French car maker Renault told ICIS on 9th September that a recent news story suggesting diesel engines will disappear from most of its European vehicles because of the cost of meeting tighter emissions standards was 'nothing new'. Nevertheless, the report reignites the discussion around the future of diesel cars under new EU-wide emissions targets, and the opportunities this creates for automotive plastics markets.
“With regards to the recent Reuters report there is nothing new, Renault has always said that it will adapt its offer according to the local market demand,” said Chloe Yemm, Groupe Renault spokesperson.
Renault has been a leading manufacturer of and a heavy investor in diesel technology. “Diesel makes up around 70 percent of Renault's sales in the UK today.” Yemm added.
Adoption of diesel cars in Europe was pushed heavily in the wake of the Kyoto treaty in 1997 – which introduced measures to reduce carbon emissions by 25 percent over a 10 year period – because diesel cars emit 15 percent less carbon than petrol. Tax breaks on diesel cars in the intervening years and fuel efficiency encouraged consumer take-up.
Nevertheless, diesel cars emit around four times the nitrogen oxides of their petrol counterpart and in 2012 the World Health Organisation re-classified diesel engine exhaust from 'probably carcinogenic' to 'carcinogenic', and in recent years diesel has been facing a backlash culminating in the VW emissions scandal in 2015.
New EU-wide emissions standards come into force in 2020-2021. By 2021, car manufacturers will need to achieve a fleet average for new vehicles of 95 grams of CO2 per kilometre - representing fuel consumption of 4.1 litres/100km for petrol vehicles and 3.6 litres/100km for diesel, with limits set on a value curve according to vehicle mass, with only the fleet average regulated. The new standards will begin to be phased in by 2020.
There is a strong financial incentive for auto manufacturers to meet these standards. From 2019 any fleet average excess over emissions standards will be charged at €95/gram of emissions excess for each of its registered vehicles.
Prior to the VW emissions scandal, diesel had been seen as a help to auto manufacturers seeking to meet these targets because of its lower CO2 emissions.
Nevertheless, following the scandal new 'real world' testing has been introduced which leaves the majority of current diesel models struggling to meet nitrous oxides emissions limits without expensive redesign, meaning that they are no longer a cost-effective way to achieve fleet averages.
This is something that ICIS predicted would be one of the major repercussions of the VW scandal in its white paper in the immediate aftermath, and it now appears to be coming to fruition.
With a limited timeframe to meet emissions standards and a major route to achieving this now effectively blocked by the new testing environment, increased lightweighting of vehicles is perhaps the easiest and most cost-effective way of meeting these targets being as it is an already ongoing trend in the market.
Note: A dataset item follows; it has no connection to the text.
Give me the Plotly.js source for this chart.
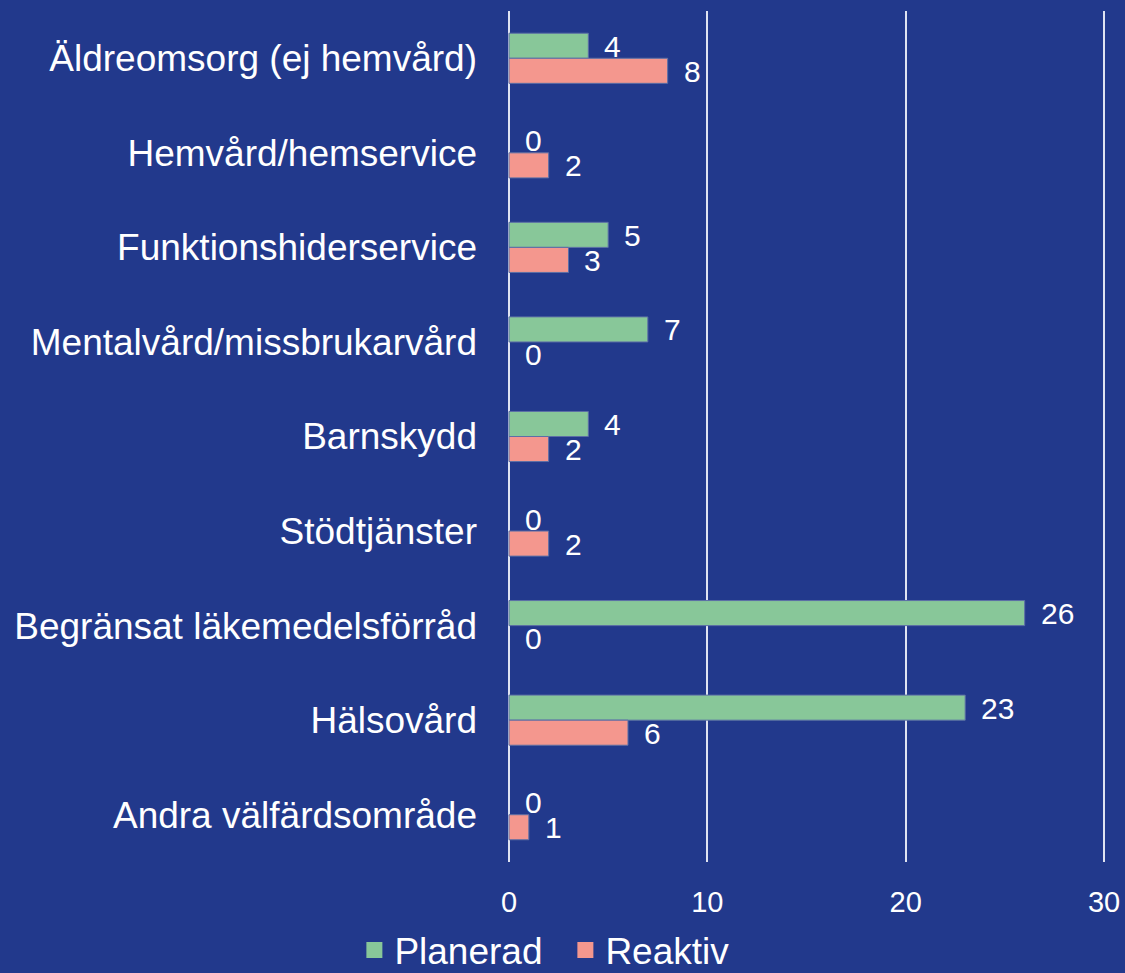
<!DOCTYPE html>
<html>
<head>
<meta charset="utf-8">
<script src="https://cdn.plot.ly/plotly-3.0.1.min.js"></script>
<style>html,body{margin:0;padding:0;background:#22398c;}</style>
</head>
<body>
<div id="chart" style="width:1125px;height:973px;"></div>
<script>
const categories = ["Äldreomsorg (ej hemvård)", "Hemvård/hemservice", "Funktionshiderservice", "Mentalvård/missbrukarvård", "Barnskydd", "Stödtjänster", "Begränsat läkemedelsförråd", "Hälsovård", "Andra välfärdsområde"];
const planerad = [4, 0, 5, 7, 4, 0, 26, 23, 0];
const reaktiv = [8, 2, 3, 0, 2, 2, 0, 6, 1];
const seriesNames = ["Planerad", "Reaktiv"];
const seriesColors = ["#88c799", "#f4978e"];
const xTicks = [0, 10, 20, 30];

const bg = "#22398c";
const font = '"Liberation Sans", Arial, sans-serif';

const traces = [];
[planerad, reaktiv].forEach((arr, si) => {
  traces.push({type: "bar", orientation: "h", name: seriesNames[si], y: categories, x: arr,
    showlegend: false,
    marker: {color: seriesColors[si], line: {color: "#5c6fa6", width: arr.map(v => v === 0 ? 0 : 1)}}});
});
// legend-only entries with larger square symbols
seriesNames.forEach((n, si) => {
  traces.push({type: "scatter", mode: "markers", name: n, x: [null], y: [null],
    marker: {symbol: "square", size: 21, color: seriesColors[si]}, showlegend: true});
});

const annotations = [];
[planerad, reaktiv].forEach((arr, si) => {
  arr.forEach((v, i) => {
    annotations.push({x: v, y: categories[i], xref: "x", yref: "y", text: String(v),
      showarrow: false, xanchor: "left", yanchor: "middle", xshift: 14,
      yshift: si === 0 ? 12 : -13,
      font: {family: font, size: 30, color: "#ffffff"}});
  });
});

const layout = {
  width: 1125, height: 973,
  paper_bgcolor: bg, plot_bgcolor: bg,
  margin: {l: 507, r: 19, t: 11, b: 111, autoexpand: false},
  barmode: "group", bargap: 0.47, bargroupgap: 0,
  font: {family: font, color: "#ffffff"},
  xaxis: {range: [-0.1, 30.1], tickvals: xTicks, showgrid: true, gridcolor: "#dfe3f1", gridwidth: 2,
    zeroline: false, showline: false, ticks: "", ticklabelstandoff: 20, automargin: false,
    tickfont: {family: font, size: 29, color: "#ffffff"}},
  yaxis: {type: "category", autorange: "reversed", showgrid: false, zeroline: false, showline: false,
    ticks: "", ticklabelstandoff: 29, automargin: false, tickfont: {family: font, size: 37, color: "#ffffff"}},
  showlegend: true,
  legend: {orientation: "h", xref: "container", x: 0.315, xanchor: "left", yref: "paper", y: -0.104, yanchor: "middle",
    entrywidth: 166, entrywidthmode: "pixels",
    font: {family: font, size: 37, color: "#ffffff"}, itemwidth: 30, bgcolor: "rgba(0,0,0,0)"},
  annotations: annotations
};

Plotly.newPlot("chart", traces, layout, {displayModeBar: false, staticPlot: true});
</script>
</body>
</html>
Metal prices have strongly rallied in recent months – in part because of investor flight to safety in the wake of the UKs vote to exit the EU. Meanwhile the ICIS Basket of Automotive Petrochemicals (IBAP) – a weighted indicator of the cost of petrochemical raw materials used in the production of automotives – is currently €15/tonne of total vehicle weight (TTVW) below its long-term average of €292.26/TTVW.
This places plastic markets in a strong position to take advantage of any additional lightweighting initiatives as opposed to alternatives such as aluminium-based alloys.
In particular, commodity plastics such as polypropylene (PP), polyvinyl chloride (PVC) and nylon – which are already heavily used in the automotive industry – stand to benefit most.
Newer materials such as carbon fibre are unlikely to see much of a benefit from emissions standard-linked lighweighting because, despite underlying growth of around 25 percent per annum (according to market estimates) in the carbon fibre market, they are cost prohibitive.
To see why plastics are an exciting metal replacement material for automotive manufacturers, the best example is provided in the American Chemistry Council’s annually published Plastics and Polymer Composites in Light Vehicles report, the latest of which came out in October 2015.
According to that report, automotive plastic materials form approximately 50 percent of a lightweight vehicle’s volume, but only about 8 percent of the vehicle’s weight.
Diesel cars had been under fire before the VW scandal. In early 2015, the City of Paris said that in order to improve air quality it was aiming to have diesel cars out of the city by 2020.
Nevertheless, the higher emissions targets and "real world" testing have likely precipitated the shift away from diesel and the limited time frame to provide an alternative will mean auto manufacturers will probably turn to a proven route –such as lightweighting – with proven materials – such as PP, PVC, and nylon – rather than face not being able to engineer cheaper ways to manufacturer material such as carbon fibre, or risk expensive research and development programmes over-running or failing to produce workable solution.
When a deadline looms, you stick to what you know, and – as the ACC figures show – what automotive companies know is how to replace metal with plastic.